▸ WHAT IS BEING ASKED
Retype all material exactly. Pictures stay out of the copy.

▸ SOURCE DATA
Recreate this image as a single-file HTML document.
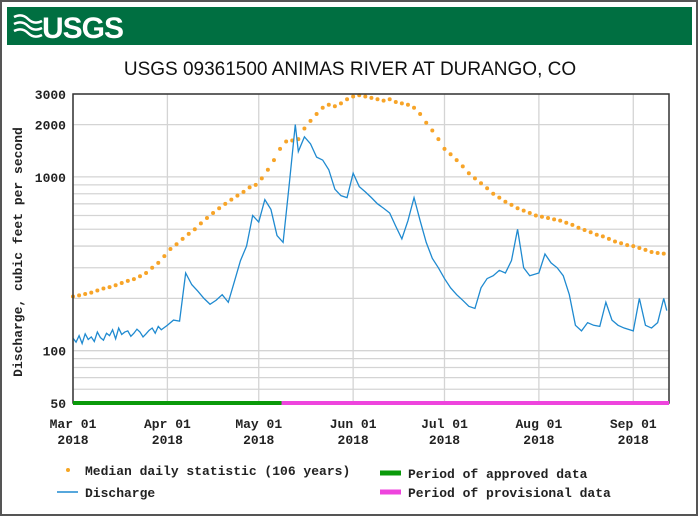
<!DOCTYPE html>
<html><head><meta charset="utf-8"><style>
body{margin:0;background:#fff;width:700px;height:518px;overflow:hidden;font-family:"Liberation Mono",monospace}
svg text{font-family:"Liberation Mono",monospace;font-weight:bold;font-size:13px;fill:#222}
</style></head><body>
<svg id="c" width="700" height="518" xmlns="http://www.w3.org/2000/svg">
<rect x="1" y="1" width="696" height="514" fill="#fff" stroke="#555" stroke-width="2"/>
<rect x="7" y="7" width="685" height="38" fill="#006f41"/>
<g>
<path d="M14 17 q8 -4 14 2 q6 6 14 2 M14 24 q8 -4 14 2 q6 6 14 2 M14 31 q8 -4 14 2 q6 6 14 2" stroke="#fff" stroke-width="2.5" fill="none"/>
<text x="42" y="38" style="font-family:'Liberation Sans',sans-serif;font-size:30px;font-weight:bold;fill:#fff;letter-spacing:-1px">USGS</text>
</g>
<text x="350" y="75" text-anchor="middle" style="font-family:'Liberation Sans',sans-serif;font-weight:normal;font-size:19px;fill:#111">USGS 09361500 ANIMAS RIVER AT DURANGO, CO</text>
<g id="grid"></g><g id="series"></g><g id="axes"></g>
<text transform="translate(22,252) rotate(-90)" text-anchor="middle">Discharge, cubic feet per second</text>
<g>
<g><circle cx="68" cy="470" r="2" fill="#f5a623"/><text x="85" y="475">Median daily statistic (106 years)</text></g>
<g><line x1="57" y1="492" x2="78" y2="492" stroke="#1f8ad0" stroke-width="1.5"/><text x="85" y="497">Discharge</text></g>
<g><line x1="380" y1="473" x2="401" y2="473" stroke="#0a9a0a" stroke-width="5"/><text x="408" y="478">Period of approved data</text></g>
<g><line x1="380" y1="492" x2="401" y2="492" stroke="#ee44dd" stroke-width="5"/><text x="408" y="497">Period of provisional data</text></g>
</g>
</svg>
<script>
const yTicks=[50,100,1000,2000,3000];
const yMinor=[60,70,80,90,200,300,400,500,600,700,800,900];
const monthDays=[0,31,61,92,122,153,184];
const monthLabels=["Mar 01","Apr 01","May 01","Jun 01","Jul 01","Aug 01","Sep 01"];
const qDays=[0,1,2,3,4,5,6,7,8,9,10,11,12,13,14,15,16,17,18,19,20,21,22,23,24,25,26,27,28,29,31,33,35,37,39,41,43,45,47,49,51,53,55,57,59,61,63,65,67,69,71,73,74,76,78,80,82,84,86,88,90,92,94,96,98,100,102,104,106,108,110,112,114,116,118,120,122,124,126,128,130,132,134,136,138,140,142,144,146,148,150,153,155,157,159,161,163,165,167,169,171,173,175,177,179,181,184,186,188,190,192,194,195];
const qVals=[118,112,122,110,125,116,120,113,128,119,115,126,122,132,117,135,124,128,130,121,126,133,128,120,125,131,135,126,138,132,140,150,148,280,240,220,200,185,195,210,190,250,330,400,600,550,740,650,460,420,900,2000,1400,1700,1550,1300,1250,1100,850,780,760,1050,880,820,760,700,660,620,520,440,560,760,560,420,340,300,260,230,210,195,180,175,230,260,270,290,280,330,500,300,270,280,360,320,300,270,210,140,130,145,140,138,190,150,140,135,130,200,140,135,145,200,170,125];
const mDays=[0,2,4,6,8,10,12,14,16,18,20,22,24,26,28,30,32,34,36,38,40,42,44,46,48,50,52,54,56,58,60,62,64,66,68,70,72,74,76,78,80,82,84,86,88,90,92,94,96,98,100,102,104,106,108,110,112,114,116,118,120,122,124,126,128,130,132,134,136,138,140,142,144,146,148,150,152,154,156,158,160,162,164,166,168,170,172,174,176,178,180,182,184,186,188,190,192,194];
const mVals=[205,208,212,216,222,228,232,238,245,252,258,268,280,300,320,350,385,410,440,470,500,540,580,620,660,700,740,780,820,870,900,980,1100,1250,1450,1600,1620,1650,1900,2100,2300,2500,2600,2550,2650,2800,2900,2950,2900,2850,2800,2750,2800,2700,2650,2600,2500,2300,2050,1850,1650,1450,1350,1250,1150,1050,980,920,860,800,760,720,690,660,640,620,600,590,580,570,560,545,530,510,495,480,465,455,440,425,415,405,400,390,380,370,365,362];
const NS="http://www.w3.org/2000/svg";
const X0=73,X1=669,Y0=94,Y1=403;
const xS=d=>X0+d*3.045;
const yS=v=>Y1-(Math.log10(v)-Math.log10(50))/(Math.log10(3000)-Math.log10(50))*(Y1-Y0);
function mk(t,a,p){const e=document.createElementNS(NS,t);for(const k in a)e.setAttribute(k,a[k]);p.appendChild(e);return e;}
const g=document.getElementById('grid'),s=document.getElementById('series'),ax=document.getElementById('axes');
yMinor.concat(yTicks).forEach(v=>{const l=mk('line',{x1:X0,x2:X1,y1:yS(v),y2:yS(v),stroke:'#d4d4d4','stroke-width':1.3},g);

});
monthDays.forEach(d=>{const l=mk('line',{x1:xS(d),x2:xS(d),y1:Y0,y2:Y1,stroke:'#d4d4d4','stroke-width':1.3},g);

});
mDays.forEach((d,i)=>{const c=mk('circle',{cx:xS(d),cy:yS(mVals[i]),r:2,fill:'#f7a428'},s);

});
const p=mk('polyline',{points:qDays.map((d,i)=>xS(d)+','+yS(qVals[i])).join(' '),fill:'none',stroke:'#1f8ad0','stroke-width':1.3},s);


const fr=mk('rect',{x:X0,y:Y0,width:X1-X0,height:Y1-Y0,fill:'none',stroke:'#333','stroke-width':1.5},ax);


const ap=mk('line',{x1:X0,x2:xS(68.5),y1:Y1,y2:Y1,stroke:'#0a9a0a','stroke-width':4},ax);


const pp=mk('line',{x1:xS(68.5),x2:X1,y1:Y1,y2:Y1,stroke:'#ee44dd','stroke-width':4},ax);


yTicks.forEach(v=>{const t=mk('text',{x:66,y:yS(v)+5,'text-anchor':'end'},ax);t.textContent=v;

});
monthDays.forEach((d,i)=>{const t=mk('text',{x:xS(d),y:428,'text-anchor':'middle'},ax);t.textContent=monthLabels[i];


const t2=mk('text',{x:xS(d),y:444,'text-anchor':'middle'},ax);t2.textContent='2018';

});
</script>
</body></html>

▸ SOLUTION TO THE PROBLEM
Recreate this image as a single-file HTML document.
<!DOCTYPE html>
<html><head><meta charset="utf-8"><style>
body{margin:0;background:#fff;width:700px;height:518px;overflow:hidden;font-family:"Liberation Mono",monospace}
svg text{font-family:"Liberation Mono",monospace;font-weight:bold;font-size:13px;fill:#222}
</style></head><body>
<svg id="c" width="700" height="518" xmlns="http://www.w3.org/2000/svg">
<rect x="1" y="1" width="696" height="514" fill="#fff" stroke="#555" stroke-width="2"/>
<rect x="7" y="7" width="685" height="38" fill="#006f41"/>
<g>
<path d="M14 17 q8 -4 14 2 q6 6 14 2 M14 24 q8 -4 14 2 q6 6 14 2 M14 31 q8 -4 14 2 q6 6 14 2" stroke="#fff" stroke-width="2.5" fill="none"/>
<text x="42" y="38" style="font-family:'Liberation Sans',sans-serif;font-size:30px;font-weight:bold;fill:#fff;letter-spacing:-1px">USGS</text>
</g>
<text x="350" y="75" text-anchor="middle" style="font-family:'Liberation Sans',sans-serif;font-weight:normal;font-size:19px;fill:#111">USGS 09361500 ANIMAS RIVER AT DURANGO, CO</text>
<g id="grid"></g><g id="series"></g><g id="axes"></g>
<text transform="translate(22,252) rotate(-90)" text-anchor="middle">Discharge, cubic feet per second</text>
<g>
<g><circle cx="68" cy="470" r="2" fill="#f5a623"/><text x="85" y="475">Median daily statistic (106 years)</text></g>
<g><line x1="57" y1="492" x2="78" y2="492" stroke="#1f8ad0" stroke-width="1.5"/><text x="85" y="497">Discharge</text></g>
<g><line x1="380" y1="473" x2="401" y2="473" stroke="#0a9a0a" stroke-width="5"/><text x="408" y="478">Period of approved data</text></g>
<g><line x1="380" y1="492" x2="401" y2="492" stroke="#ee44dd" stroke-width="5"/><text x="408" y="497">Period of provisional data</text></g>
</g>
</svg>
<script>
const yTicks=[50,100,1000,2000,3000];
const yMinor=[60,70,80,90,200,300,400,500,600,700,800,900];
const monthDays=[0,31,61,92,122,153,184];
const monthLabels=["Mar 01","Apr 01","May 01","Jun 01","Jul 01","Aug 01","Sep 01"];
const qDays=[0,1,2,3,4,5,6,7,8,9,10,11,12,13,14,15,16,17,18,19,20,21,22,23,24,25,26,27,28,29,31,33,35,37,39,41,43,45,47,49,51,53,55,57,59,61,63,65,67,69,71,73,74,76,78,80,82,84,86,88,90,92,94,96,98,100,102,104,106,108,110,112,114,116,118,120,122,124,126,128,130,132,134,136,138,140,142,144,146,148,150,153,155,157,159,161,163,165,167,169,171,173,175,177,179,181,184,186,188,190,192,194,195];
const qVals=[118,112,122,110,125,116,120,113,128,119,115,126,122,132,117,135,124,128,130,121,126,133,128,120,125,131,135,126,138,132,140,150,148,280,240,220,200,185,195,210,190,250,330,400,600,550,740,650,460,420,900,2000,1400,1700,1550,1300,1250,1100,850,780,760,1050,880,820,760,700,660,620,520,440,560,760,560,420,340,300,260,230,210,195,180,175,230,260,270,290,280,330,500,300,270,280,360,320,300,270,210,140,130,145,140,138,190,150,140,135,130,200,140,135,145,200,170,125];
const mDays=[0,2,4,6,8,10,12,14,16,18,20,22,24,26,28,30,32,34,36,38,40,42,44,46,48,50,52,54,56,58,60,62,64,66,68,70,72,74,76,78,80,82,84,86,88,90,92,94,96,98,100,102,104,106,108,110,112,114,116,118,120,122,124,126,128,130,132,134,136,138,140,142,144,146,148,150,152,154,156,158,160,162,164,166,168,170,172,174,176,178,180,182,184,186,188,190,192,194];
const mVals=[205,208,212,216,222,228,232,238,245,252,258,268,280,300,320,350,385,410,440,470,500,540,580,620,660,700,740,780,820,870,900,980,1100,1250,1450,1600,1620,1650,1900,2100,2300,2500,2600,2550,2650,2800,2900,2950,2900,2850,2800,2750,2800,2700,2650,2600,2500,2300,2050,1850,1650,1450,1350,1250,1150,1050,980,920,860,800,760,720,690,660,640,620,600,590,580,570,560,545,530,510,495,480,465,455,440,425,415,405,400,390,380,370,365,362];
const NS="http://www.w3.org/2000/svg";
const X0=73,X1=669,Y0=94,Y1=403;
const xS=d=>X0+d*3.045;
const yS=v=>Y1-(Math.log10(v)-Math.log10(50))/(Math.log10(3000)-Math.log10(50))*(Y1-Y0);
function mk(t,a,p){const e=document.createElementNS(NS,t);for(const k in a)e.setAttribute(k,a[k]);p.appendChild(e);return e;}
const g=document.getElementById('grid'),s=document.getElementById('series'),ax=document.getElementById('axes');
yMinor.concat(yTicks).forEach(v=>{const l=mk('line',{x1:X0,x2:X1,y1:yS(v),y2:yS(v),stroke:'#d4d4d4','stroke-width':1.3},g);

});
monthDays.forEach(d=>{const l=mk('line',{x1:xS(d),x2:xS(d),y1:Y0,y2:Y1,stroke:'#d4d4d4','stroke-width':1.3},g);

});
mDays.forEach((d,i)=>{const c=mk('circle',{cx:xS(d),cy:yS(mVals[i]),r:2,fill:'#f7a428'},s);

});
const p=mk('polyline',{points:qDays.map((d,i)=>xS(d)+','+yS(qVals[i])).join(' '),fill:'none',stroke:'#1f8ad0','stroke-width':1.3},s);


const fr=mk('rect',{x:X0,y:Y0,width:X1-X0,height:Y1-Y0,fill:'none',stroke:'#333','stroke-width':1.5},ax);


const ap=mk('line',{x1:X0,x2:xS(68.5),y1:Y1,y2:Y1,stroke:'#0a9a0a','stroke-width':4},ax);


const pp=mk('line',{x1:xS(68.5),x2:X1,y1:Y1,y2:Y1,stroke:'#ee44dd','stroke-width':4},ax);


yTicks.forEach(v=>{const t=mk('text',{x:66,y:yS(v)+5,'text-anchor':'end'},ax);t.textContent=v;

});
monthDays.forEach((d,i)=>{const t=mk('text',{x:xS(d),y:428,'text-anchor':'middle'},ax);t.textContent=monthLabels[i];


const t2=mk('text',{x:xS(d),y:444,'text-anchor':'middle'},ax);t2.textContent='2018';

});
</script>
</body></html>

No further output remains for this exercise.